• STATED GOAL:
Restate the listing below word for word, omitting any images.

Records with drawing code
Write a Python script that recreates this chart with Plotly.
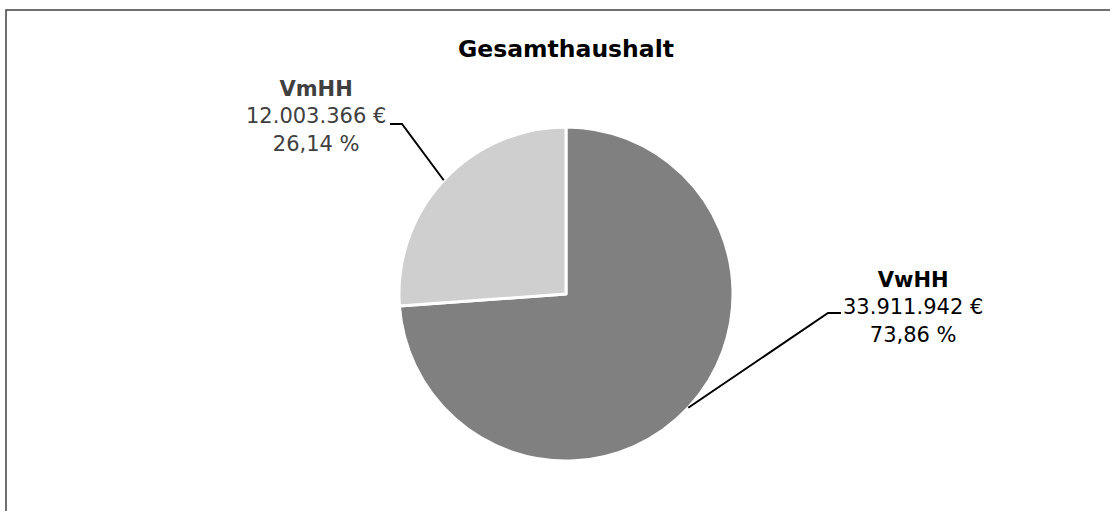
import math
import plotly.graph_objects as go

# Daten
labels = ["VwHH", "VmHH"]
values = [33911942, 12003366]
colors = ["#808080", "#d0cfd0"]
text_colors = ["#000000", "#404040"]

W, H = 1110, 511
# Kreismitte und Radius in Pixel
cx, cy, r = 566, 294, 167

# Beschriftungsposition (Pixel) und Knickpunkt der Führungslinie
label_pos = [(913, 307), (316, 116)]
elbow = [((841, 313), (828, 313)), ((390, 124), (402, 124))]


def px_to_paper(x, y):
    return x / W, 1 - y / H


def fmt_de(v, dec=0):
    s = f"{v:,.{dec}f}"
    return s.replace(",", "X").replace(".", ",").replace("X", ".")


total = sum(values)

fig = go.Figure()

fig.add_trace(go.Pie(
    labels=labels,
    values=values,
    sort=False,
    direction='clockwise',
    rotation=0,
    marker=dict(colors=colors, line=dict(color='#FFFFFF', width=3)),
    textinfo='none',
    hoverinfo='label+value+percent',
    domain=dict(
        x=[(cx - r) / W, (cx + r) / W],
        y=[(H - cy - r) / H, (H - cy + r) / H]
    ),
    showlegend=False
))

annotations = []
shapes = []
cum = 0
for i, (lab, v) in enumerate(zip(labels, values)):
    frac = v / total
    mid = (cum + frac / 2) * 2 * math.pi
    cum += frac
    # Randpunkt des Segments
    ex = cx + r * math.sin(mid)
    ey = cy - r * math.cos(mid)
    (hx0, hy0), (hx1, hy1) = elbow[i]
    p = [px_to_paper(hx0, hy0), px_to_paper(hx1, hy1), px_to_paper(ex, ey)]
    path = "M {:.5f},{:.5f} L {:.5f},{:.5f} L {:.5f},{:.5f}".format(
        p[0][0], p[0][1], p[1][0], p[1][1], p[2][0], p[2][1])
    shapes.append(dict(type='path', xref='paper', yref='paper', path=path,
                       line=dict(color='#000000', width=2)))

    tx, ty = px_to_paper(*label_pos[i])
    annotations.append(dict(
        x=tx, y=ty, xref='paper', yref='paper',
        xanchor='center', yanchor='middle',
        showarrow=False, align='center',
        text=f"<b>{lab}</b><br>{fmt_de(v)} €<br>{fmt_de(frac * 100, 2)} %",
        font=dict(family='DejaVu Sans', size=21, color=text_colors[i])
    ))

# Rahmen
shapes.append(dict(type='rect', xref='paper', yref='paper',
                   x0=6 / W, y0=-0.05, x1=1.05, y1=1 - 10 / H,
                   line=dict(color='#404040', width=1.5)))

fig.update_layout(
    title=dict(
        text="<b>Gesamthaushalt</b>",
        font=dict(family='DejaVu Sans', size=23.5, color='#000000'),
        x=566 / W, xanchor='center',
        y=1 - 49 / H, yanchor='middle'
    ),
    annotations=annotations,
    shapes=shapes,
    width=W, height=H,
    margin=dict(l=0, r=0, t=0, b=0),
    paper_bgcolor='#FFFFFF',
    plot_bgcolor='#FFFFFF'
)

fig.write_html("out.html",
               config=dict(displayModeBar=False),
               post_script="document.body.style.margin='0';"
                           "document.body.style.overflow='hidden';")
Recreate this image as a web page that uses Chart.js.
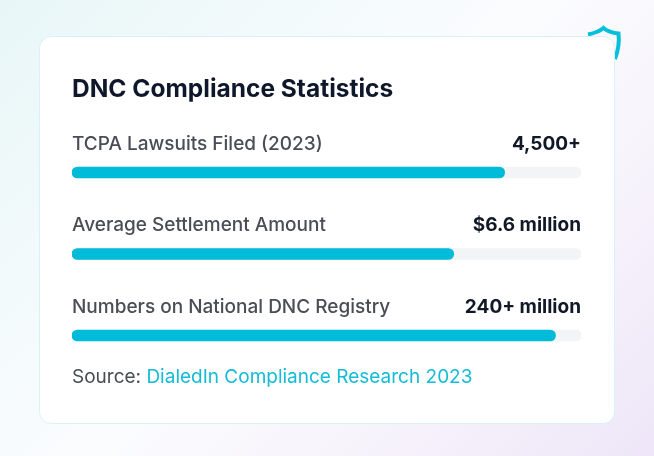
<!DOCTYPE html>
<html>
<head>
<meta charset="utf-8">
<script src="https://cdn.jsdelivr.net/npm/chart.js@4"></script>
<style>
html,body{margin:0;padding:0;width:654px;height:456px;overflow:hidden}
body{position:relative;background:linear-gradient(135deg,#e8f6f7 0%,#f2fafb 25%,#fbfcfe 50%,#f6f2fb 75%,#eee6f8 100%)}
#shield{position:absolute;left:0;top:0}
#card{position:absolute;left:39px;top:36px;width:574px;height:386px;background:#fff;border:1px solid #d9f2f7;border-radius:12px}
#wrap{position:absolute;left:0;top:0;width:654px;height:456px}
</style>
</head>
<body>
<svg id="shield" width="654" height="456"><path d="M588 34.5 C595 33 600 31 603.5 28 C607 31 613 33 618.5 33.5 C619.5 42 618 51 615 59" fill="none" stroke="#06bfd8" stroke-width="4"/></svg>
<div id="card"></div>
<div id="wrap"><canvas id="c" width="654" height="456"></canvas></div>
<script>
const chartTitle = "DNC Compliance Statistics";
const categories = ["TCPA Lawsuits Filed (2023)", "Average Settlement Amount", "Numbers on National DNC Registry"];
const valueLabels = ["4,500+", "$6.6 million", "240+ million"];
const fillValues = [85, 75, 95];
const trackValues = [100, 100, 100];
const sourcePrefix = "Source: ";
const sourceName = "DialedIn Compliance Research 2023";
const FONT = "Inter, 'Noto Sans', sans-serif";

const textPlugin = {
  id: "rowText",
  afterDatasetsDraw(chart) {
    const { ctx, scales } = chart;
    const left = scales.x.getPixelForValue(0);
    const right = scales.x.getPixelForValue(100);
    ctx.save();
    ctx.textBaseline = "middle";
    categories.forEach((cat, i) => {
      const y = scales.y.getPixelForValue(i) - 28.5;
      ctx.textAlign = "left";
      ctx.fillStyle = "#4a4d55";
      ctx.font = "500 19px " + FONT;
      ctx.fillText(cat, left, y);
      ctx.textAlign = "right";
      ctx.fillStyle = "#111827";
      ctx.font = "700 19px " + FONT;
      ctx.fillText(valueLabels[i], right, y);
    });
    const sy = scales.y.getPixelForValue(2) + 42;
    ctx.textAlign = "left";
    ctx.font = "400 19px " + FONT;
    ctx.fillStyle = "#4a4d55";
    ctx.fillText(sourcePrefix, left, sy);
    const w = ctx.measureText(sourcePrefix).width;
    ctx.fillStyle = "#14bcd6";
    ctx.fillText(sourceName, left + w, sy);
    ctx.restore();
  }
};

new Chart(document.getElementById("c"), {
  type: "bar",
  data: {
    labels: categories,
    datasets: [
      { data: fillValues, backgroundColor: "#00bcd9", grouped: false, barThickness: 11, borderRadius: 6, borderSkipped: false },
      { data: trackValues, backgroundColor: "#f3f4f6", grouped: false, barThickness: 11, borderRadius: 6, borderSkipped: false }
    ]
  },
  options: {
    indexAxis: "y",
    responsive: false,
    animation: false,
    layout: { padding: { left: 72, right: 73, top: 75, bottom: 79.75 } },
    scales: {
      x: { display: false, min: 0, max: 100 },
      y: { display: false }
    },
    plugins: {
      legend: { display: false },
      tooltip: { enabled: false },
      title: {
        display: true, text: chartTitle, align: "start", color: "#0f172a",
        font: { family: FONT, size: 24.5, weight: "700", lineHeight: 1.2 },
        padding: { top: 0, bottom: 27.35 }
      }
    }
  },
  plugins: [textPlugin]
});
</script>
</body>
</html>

• THE OUTPUT:
Write a Python script that recreates this chart with Plotly.
import math
import plotly.graph_objects as go

# Daten
labels = ["VwHH", "VmHH"]
values = [33911942, 12003366]
colors = ["#808080", "#d0cfd0"]
text_colors = ["#000000", "#404040"]

W, H = 1110, 511
# Kreismitte und Radius in Pixel
cx, cy, r = 566, 294, 167

# Beschriftungsposition (Pixel) und Knickpunkt der Führungslinie
label_pos = [(913, 307), (316, 116)]
elbow = [((841, 313), (828, 313)), ((390, 124), (402, 124))]


def px_to_paper(x, y):
    return x / W, 1 - y / H


def fmt_de(v, dec=0):
    s = f"{v:,.{dec}f}"
    return s.replace(",", "X").replace(".", ",").replace("X", ".")


total = sum(values)

fig = go.Figure()

fig.add_trace(go.Pie(
    labels=labels,
    values=values,
    sort=False,
    direction='clockwise',
    rotation=0,
    marker=dict(colors=colors, line=dict(color='#FFFFFF', width=3)),
    textinfo='none',
    hoverinfo='label+value+percent',
    domain=dict(
        x=[(cx - r) / W, (cx + r) / W],
        y=[(H - cy - r) / H, (H - cy + r) / H]
    ),
    showlegend=False
))

annotations = []
shapes = []
cum = 0
for i, (lab, v) in enumerate(zip(labels, values)):
    frac = v / total
    mid = (cum + frac / 2) * 2 * math.pi
    cum += frac
    # Randpunkt des Segments
    ex = cx + r * math.sin(mid)
    ey = cy - r * math.cos(mid)
    (hx0, hy0), (hx1, hy1) = elbow[i]
    p = [px_to_paper(hx0, hy0), px_to_paper(hx1, hy1), px_to_paper(ex, ey)]
    path = "M {:.5f},{:.5f} L {:.5f},{:.5f} L {:.5f},{:.5f}".format(
        p[0][0], p[0][1], p[1][0], p[1][1], p[2][0], p[2][1])
    shapes.append(dict(type='path', xref='paper', yref='paper', path=path,
                       line=dict(color='#000000', width=2)))

    tx, ty = px_to_paper(*label_pos[i])
    annotations.append(dict(
        x=tx, y=ty, xref='paper', yref='paper',
        xanchor='center', yanchor='middle',
        showarrow=False, align='center',
        text=f"<b>{lab}</b><br>{fmt_de(v)} €<br>{fmt_de(frac * 100, 2)} %",
        font=dict(family='DejaVu Sans', size=21, color=text_colors[i])
    ))

# Rahmen
shapes.append(dict(type='rect', xref='paper', yref='paper',
                   x0=6 / W, y0=-0.05, x1=1.05, y1=1 - 10 / H,
                   line=dict(color='#404040', width=1.5)))

fig.update_layout(
    title=dict(
        text="<b>Gesamthaushalt</b>",
        font=dict(family='DejaVu Sans', size=23.5, color='#000000'),
        x=566 / W, xanchor='center',
        y=1 - 49 / H, yanchor='middle'
    ),
    annotations=annotations,
    shapes=shapes,
    width=W, height=H,
    margin=dict(l=0, r=0, t=0, b=0),
    paper_bgcolor='#FFFFFF',
    plot_bgcolor='#FFFFFF'
)

fig.write_html("out.html",
               config=dict(displayModeBar=False),
               post_script="document.body.style.margin='0';"
                           "document.body.style.overflow='hidden';")
Recreate this image as a web page that uses Chart.js.
<!DOCTYPE html>
<html>
<head>
<meta charset="utf-8">
<script src="https://cdn.jsdelivr.net/npm/chart.js@4"></script>
<style>
html,body{margin:0;padding:0;width:654px;height:456px;overflow:hidden}
body{position:relative;background:linear-gradient(135deg,#e8f6f7 0%,#f2fafb 25%,#fbfcfe 50%,#f6f2fb 75%,#eee6f8 100%)}
#shield{position:absolute;left:0;top:0}
#card{position:absolute;left:39px;top:36px;width:574px;height:386px;background:#fff;border:1px solid #d9f2f7;border-radius:12px}
#wrap{position:absolute;left:0;top:0;width:654px;height:456px}
</style>
</head>
<body>
<svg id="shield" width="654" height="456"><path d="M588 34.5 C595 33 600 31 603.5 28 C607 31 613 33 618.5 33.5 C619.5 42 618 51 615 59" fill="none" stroke="#06bfd8" stroke-width="4"/></svg>
<div id="card"></div>
<div id="wrap"><canvas id="c" width="654" height="456"></canvas></div>
<script>
const chartTitle = "DNC Compliance Statistics";
const categories = ["TCPA Lawsuits Filed (2023)", "Average Settlement Amount", "Numbers on National DNC Registry"];
const valueLabels = ["4,500+", "$6.6 million", "240+ million"];
const fillValues = [85, 75, 95];
const trackValues = [100, 100, 100];
const sourcePrefix = "Source: ";
const sourceName = "DialedIn Compliance Research 2023";
const FONT = "Inter, 'Noto Sans', sans-serif";

const textPlugin = {
  id: "rowText",
  afterDatasetsDraw(chart) {
    const { ctx, scales } = chart;
    const left = scales.x.getPixelForValue(0);
    const right = scales.x.getPixelForValue(100);
    ctx.save();
    ctx.textBaseline = "middle";
    categories.forEach((cat, i) => {
      const y = scales.y.getPixelForValue(i) - 28.5;
      ctx.textAlign = "left";
      ctx.fillStyle = "#4a4d55";
      ctx.font = "500 19px " + FONT;
      ctx.fillText(cat, left, y);
      ctx.textAlign = "right";
      ctx.fillStyle = "#111827";
      ctx.font = "700 19px " + FONT;
      ctx.fillText(valueLabels[i], right, y);
    });
    const sy = scales.y.getPixelForValue(2) + 42;
    ctx.textAlign = "left";
    ctx.font = "400 19px " + FONT;
    ctx.fillStyle = "#4a4d55";
    ctx.fillText(sourcePrefix, left, sy);
    const w = ctx.measureText(sourcePrefix).width;
    ctx.fillStyle = "#14bcd6";
    ctx.fillText(sourceName, left + w, sy);
    ctx.restore();
  }
};

new Chart(document.getElementById("c"), {
  type: "bar",
  data: {
    labels: categories,
    datasets: [
      { data: fillValues, backgroundColor: "#00bcd9", grouped: false, barThickness: 11, borderRadius: 6, borderSkipped: false },
      { data: trackValues, backgroundColor: "#f3f4f6", grouped: false, barThickness: 11, borderRadius: 6, borderSkipped: false }
    ]
  },
  options: {
    indexAxis: "y",
    responsive: false,
    animation: false,
    layout: { padding: { left: 72, right: 73, top: 75, bottom: 79.75 } },
    scales: {
      x: { display: false, min: 0, max: 100 },
      y: { display: false }
    },
    plugins: {
      legend: { display: false },
      tooltip: { enabled: false },
      title: {
        display: true, text: chartTitle, align: "start", color: "#0f172a",
        font: { family: FONT, size: 24.5, weight: "700", lineHeight: 1.2 },
        padding: { top: 0, bottom: 27.35 }
      }
    }
  },
  plugins: [textPlugin]
});
</script>
</body>
</html>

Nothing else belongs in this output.